- _What you should do_
Output the first line of the listing and each line after it, up to and including the line that contains "ax = fig.add_axes([0.072, 0.193, 0.195, 0.775])", exactly as written, minus the pictures.

[Source records]

■ ■ ■

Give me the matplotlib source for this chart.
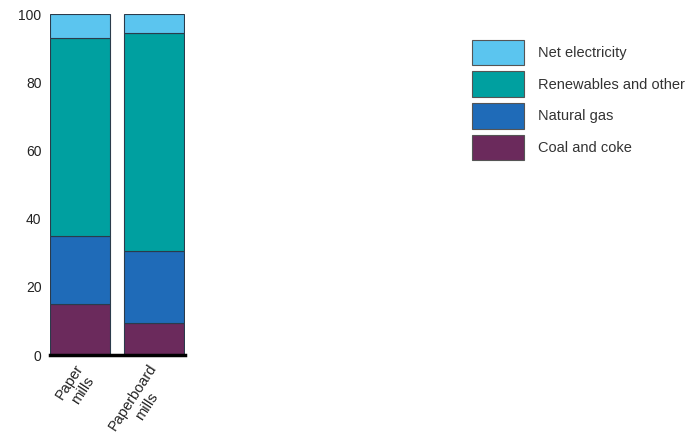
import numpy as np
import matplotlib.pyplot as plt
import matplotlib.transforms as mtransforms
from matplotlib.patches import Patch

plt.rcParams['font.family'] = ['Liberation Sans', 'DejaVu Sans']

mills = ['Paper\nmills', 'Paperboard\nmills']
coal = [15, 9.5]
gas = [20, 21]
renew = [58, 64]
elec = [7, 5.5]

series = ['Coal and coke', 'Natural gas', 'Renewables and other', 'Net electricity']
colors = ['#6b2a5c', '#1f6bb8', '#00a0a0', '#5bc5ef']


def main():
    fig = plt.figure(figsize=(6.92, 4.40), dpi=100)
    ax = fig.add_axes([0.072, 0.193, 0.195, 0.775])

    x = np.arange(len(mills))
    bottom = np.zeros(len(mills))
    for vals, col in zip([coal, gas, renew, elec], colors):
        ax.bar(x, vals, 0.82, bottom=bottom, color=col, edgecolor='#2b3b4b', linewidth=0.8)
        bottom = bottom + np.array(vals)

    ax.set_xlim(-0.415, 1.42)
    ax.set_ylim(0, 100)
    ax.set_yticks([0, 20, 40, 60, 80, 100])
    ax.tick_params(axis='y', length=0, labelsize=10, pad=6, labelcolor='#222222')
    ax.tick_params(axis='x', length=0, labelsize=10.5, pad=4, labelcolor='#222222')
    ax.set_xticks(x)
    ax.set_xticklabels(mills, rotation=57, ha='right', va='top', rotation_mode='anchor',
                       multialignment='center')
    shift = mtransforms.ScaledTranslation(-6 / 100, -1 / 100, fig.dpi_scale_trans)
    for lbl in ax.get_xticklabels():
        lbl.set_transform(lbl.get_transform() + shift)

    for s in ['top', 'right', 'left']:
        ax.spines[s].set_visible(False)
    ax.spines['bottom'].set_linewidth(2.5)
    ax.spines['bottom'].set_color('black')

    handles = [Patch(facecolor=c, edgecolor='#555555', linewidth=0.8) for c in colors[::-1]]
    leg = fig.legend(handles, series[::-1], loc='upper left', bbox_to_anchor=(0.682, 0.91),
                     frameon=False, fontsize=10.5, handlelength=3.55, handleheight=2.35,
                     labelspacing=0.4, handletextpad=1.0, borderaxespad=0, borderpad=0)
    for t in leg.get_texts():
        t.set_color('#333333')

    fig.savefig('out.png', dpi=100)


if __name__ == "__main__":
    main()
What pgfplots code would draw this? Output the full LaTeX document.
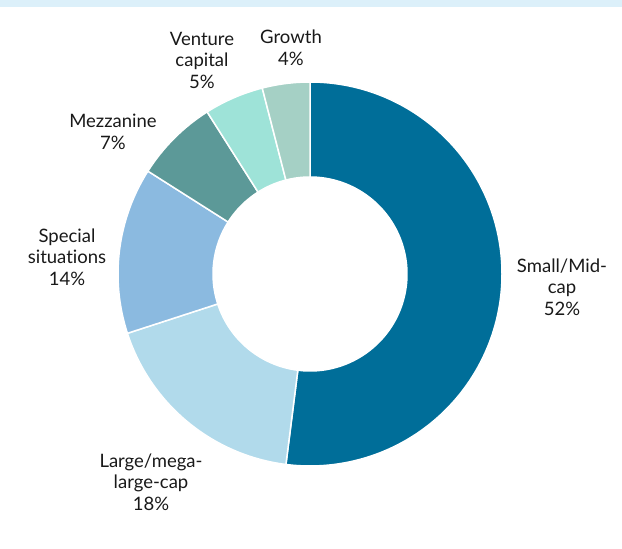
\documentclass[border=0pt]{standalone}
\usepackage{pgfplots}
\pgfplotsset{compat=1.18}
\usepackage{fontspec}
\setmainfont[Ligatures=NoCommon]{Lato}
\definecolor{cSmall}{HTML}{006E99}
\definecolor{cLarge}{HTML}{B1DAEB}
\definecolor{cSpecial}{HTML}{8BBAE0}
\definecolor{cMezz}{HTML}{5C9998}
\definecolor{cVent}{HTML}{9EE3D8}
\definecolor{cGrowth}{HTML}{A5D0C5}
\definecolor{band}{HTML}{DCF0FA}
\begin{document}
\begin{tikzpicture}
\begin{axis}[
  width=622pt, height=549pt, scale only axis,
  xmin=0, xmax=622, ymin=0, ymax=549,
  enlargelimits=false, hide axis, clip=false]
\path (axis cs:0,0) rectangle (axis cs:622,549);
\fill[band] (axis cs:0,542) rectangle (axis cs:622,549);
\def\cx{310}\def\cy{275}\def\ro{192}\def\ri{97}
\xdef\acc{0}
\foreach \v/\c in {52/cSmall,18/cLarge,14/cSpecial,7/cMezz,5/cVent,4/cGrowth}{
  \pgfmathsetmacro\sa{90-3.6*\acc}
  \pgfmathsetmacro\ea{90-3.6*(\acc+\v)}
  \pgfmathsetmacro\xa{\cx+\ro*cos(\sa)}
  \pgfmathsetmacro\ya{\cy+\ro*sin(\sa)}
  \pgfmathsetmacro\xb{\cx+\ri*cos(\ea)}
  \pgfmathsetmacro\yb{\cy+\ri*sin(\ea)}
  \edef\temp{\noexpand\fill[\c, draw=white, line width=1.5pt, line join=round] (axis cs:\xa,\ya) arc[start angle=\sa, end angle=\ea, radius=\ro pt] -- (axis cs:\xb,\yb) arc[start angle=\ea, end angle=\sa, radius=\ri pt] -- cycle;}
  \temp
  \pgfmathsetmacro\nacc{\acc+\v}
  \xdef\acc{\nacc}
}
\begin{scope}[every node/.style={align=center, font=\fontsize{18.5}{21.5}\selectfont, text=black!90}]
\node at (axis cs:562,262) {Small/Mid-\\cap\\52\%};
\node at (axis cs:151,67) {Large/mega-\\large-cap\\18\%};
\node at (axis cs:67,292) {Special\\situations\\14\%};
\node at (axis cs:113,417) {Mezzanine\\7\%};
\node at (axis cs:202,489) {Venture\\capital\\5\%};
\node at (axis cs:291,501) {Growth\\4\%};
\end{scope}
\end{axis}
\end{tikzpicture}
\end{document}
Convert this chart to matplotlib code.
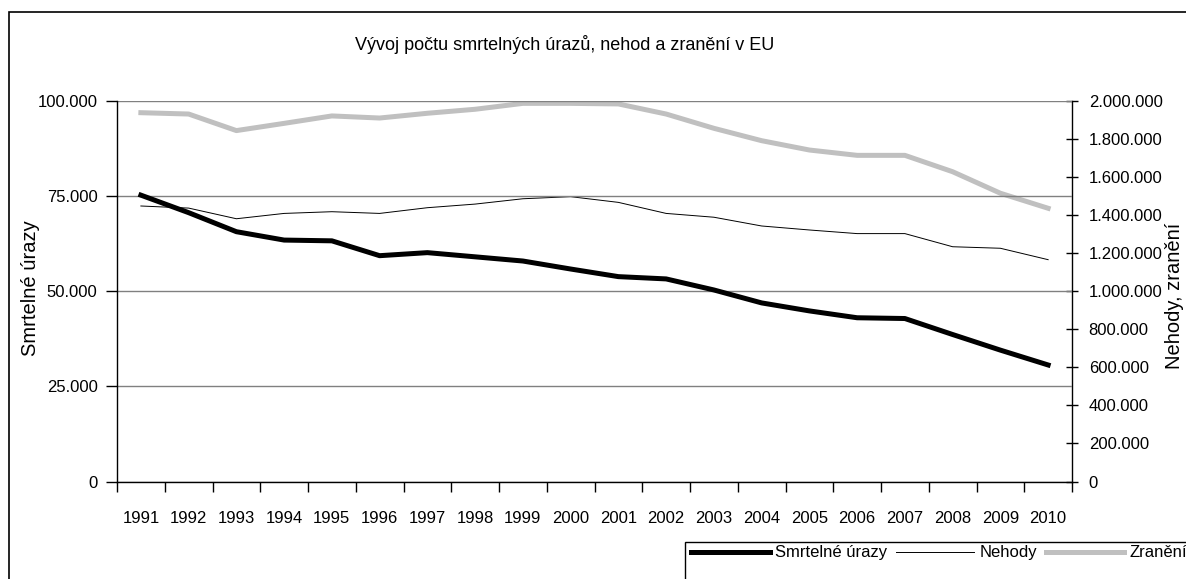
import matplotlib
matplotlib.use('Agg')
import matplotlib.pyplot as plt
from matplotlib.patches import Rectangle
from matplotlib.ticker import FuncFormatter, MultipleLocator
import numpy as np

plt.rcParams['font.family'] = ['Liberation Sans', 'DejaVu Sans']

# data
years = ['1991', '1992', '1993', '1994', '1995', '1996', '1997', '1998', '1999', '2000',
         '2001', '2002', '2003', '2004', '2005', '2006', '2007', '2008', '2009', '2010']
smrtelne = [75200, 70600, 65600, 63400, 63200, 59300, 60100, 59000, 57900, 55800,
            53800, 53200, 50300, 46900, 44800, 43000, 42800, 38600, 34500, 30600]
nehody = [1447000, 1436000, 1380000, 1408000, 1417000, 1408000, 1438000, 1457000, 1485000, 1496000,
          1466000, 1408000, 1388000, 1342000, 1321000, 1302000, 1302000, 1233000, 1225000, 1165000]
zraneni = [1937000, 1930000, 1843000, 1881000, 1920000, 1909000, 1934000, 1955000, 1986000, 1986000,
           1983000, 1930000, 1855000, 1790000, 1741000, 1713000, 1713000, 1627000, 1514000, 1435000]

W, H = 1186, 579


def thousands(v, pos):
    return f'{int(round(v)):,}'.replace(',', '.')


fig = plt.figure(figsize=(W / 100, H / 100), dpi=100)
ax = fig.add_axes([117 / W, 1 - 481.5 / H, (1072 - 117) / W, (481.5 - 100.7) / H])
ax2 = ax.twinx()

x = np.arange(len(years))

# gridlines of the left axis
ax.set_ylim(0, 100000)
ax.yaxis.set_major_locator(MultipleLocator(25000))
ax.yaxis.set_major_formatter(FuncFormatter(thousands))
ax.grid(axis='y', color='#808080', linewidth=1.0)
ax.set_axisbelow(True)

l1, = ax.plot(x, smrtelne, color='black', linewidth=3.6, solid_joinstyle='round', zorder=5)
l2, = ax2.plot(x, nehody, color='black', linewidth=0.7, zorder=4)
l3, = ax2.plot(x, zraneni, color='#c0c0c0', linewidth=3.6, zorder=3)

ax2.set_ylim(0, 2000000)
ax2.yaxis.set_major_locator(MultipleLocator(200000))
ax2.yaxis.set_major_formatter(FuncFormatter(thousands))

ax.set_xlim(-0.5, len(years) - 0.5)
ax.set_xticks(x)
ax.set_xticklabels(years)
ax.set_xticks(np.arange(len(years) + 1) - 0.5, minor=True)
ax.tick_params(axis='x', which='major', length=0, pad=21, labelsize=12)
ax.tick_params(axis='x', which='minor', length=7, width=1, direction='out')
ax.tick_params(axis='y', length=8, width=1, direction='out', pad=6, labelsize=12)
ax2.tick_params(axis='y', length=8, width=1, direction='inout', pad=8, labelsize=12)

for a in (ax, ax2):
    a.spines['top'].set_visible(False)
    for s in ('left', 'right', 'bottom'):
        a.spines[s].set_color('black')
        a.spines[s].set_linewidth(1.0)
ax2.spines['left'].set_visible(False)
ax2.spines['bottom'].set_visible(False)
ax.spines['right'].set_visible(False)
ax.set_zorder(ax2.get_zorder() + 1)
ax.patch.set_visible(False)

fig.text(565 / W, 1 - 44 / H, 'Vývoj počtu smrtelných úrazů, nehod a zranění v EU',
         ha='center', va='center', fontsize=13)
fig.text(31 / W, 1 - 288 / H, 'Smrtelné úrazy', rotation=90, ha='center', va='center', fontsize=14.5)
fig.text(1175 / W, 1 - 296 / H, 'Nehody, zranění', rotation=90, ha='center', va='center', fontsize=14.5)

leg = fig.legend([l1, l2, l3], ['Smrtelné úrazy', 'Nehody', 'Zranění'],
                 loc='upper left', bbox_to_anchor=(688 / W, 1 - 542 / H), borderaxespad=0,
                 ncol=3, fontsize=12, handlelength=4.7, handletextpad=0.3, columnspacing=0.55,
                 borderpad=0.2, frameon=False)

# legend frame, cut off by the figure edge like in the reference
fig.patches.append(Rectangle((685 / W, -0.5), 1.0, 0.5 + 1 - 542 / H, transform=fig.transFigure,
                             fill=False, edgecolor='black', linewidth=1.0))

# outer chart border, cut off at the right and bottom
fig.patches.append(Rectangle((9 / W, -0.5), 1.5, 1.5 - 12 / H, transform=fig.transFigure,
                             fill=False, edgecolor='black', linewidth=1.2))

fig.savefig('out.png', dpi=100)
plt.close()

■ ■ ■

- _Full answer_
Give me the matplotlib source for this chart.
import numpy as np
import matplotlib.pyplot as plt
import matplotlib.transforms as mtransforms
from matplotlib.patches import Patch

plt.rcParams['font.family'] = ['Liberation Sans', 'DejaVu Sans']

mills = ['Paper\nmills', 'Paperboard\nmills']
coal = [15, 9.5]
gas = [20, 21]
renew = [58, 64]
elec = [7, 5.5]

series = ['Coal and coke', 'Natural gas', 'Renewables and other', 'Net electricity']
colors = ['#6b2a5c', '#1f6bb8', '#00a0a0', '#5bc5ef']


def main():
    fig = plt.figure(figsize=(6.92, 4.40), dpi=100)
    ax = fig.add_axes([0.072, 0.193, 0.195, 0.775])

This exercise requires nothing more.